Through accomplishing these aims, we hope to show the world that the freedom of expression enjoys broad, global support.

What is the Campaign doing to achieve these aims?

A number of things, central of which is launching a website, www.centerforinquiry.net/cfe. This website details laws and cases of expression being restricted, allowing people to learn about many of the current threats to free expression, along with featuring advocacy material like petitions and action alerts.

This is happening in concert with the political advocacy that CFI has been doing for years at both the on Capitol Hill and at the United Nations.

Where does CFI/the Campaign stand on inflammatory speech, such as burning a Qu’ran?

CFI considers such speech on a case-by-case basis. In the case of burning a Qu’ran, we would rather people read and discuss the book as a more constructive alternative to an act that might only cause anger. But the point of this Campaign is to raise awareness about why freedom of expression is a universal human right. We might not agree with the burning of a Qu’ran, but we oppose attempts to punish those who do.

How can you say free expression is a universal human right? Many people do not agree with that.

Several international agreements state explicitly that freedom of expression is a universal human right.
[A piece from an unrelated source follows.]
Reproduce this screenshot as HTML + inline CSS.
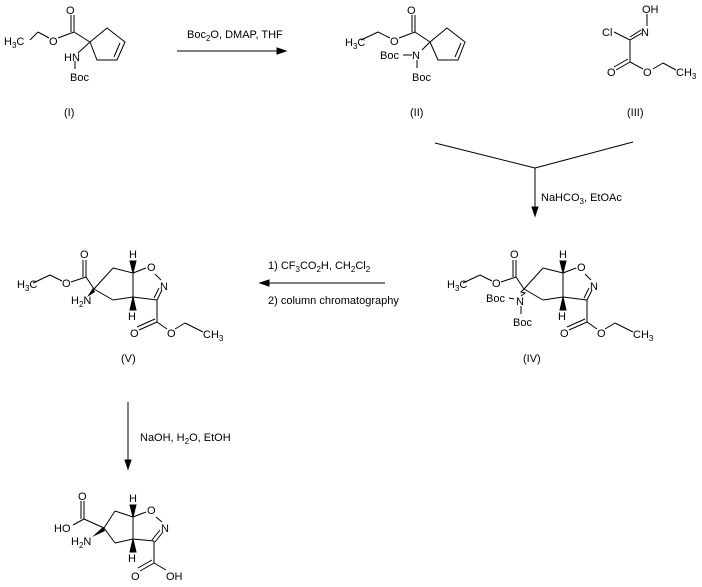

This right was first recognized in 1948 in United Nations’ Universal Declaration of Human Rights (Article 19) and was given the force of international law in 1966 by the International Covenant on Civil and Political Rights (Article 19). Article 19 of the ICCPR reads that:

“Everyone shall have the right to freedom of expression; this right shall include freedom to seek, receive and impart information and ideas of all kinds, regardless of frontiers, either orally, in writing or in print, in the form of art, or through any other media of his choice.” (ICCPR, Article 19)

These agreements are not arbitrary, nor are they based on an exclusively Western interpretation of values. They are based on a universally recognizable secular humanist moral code that leaves private and personal beliefs for homes and churches and values freedom of conscience, reason, and naturalism in the public square.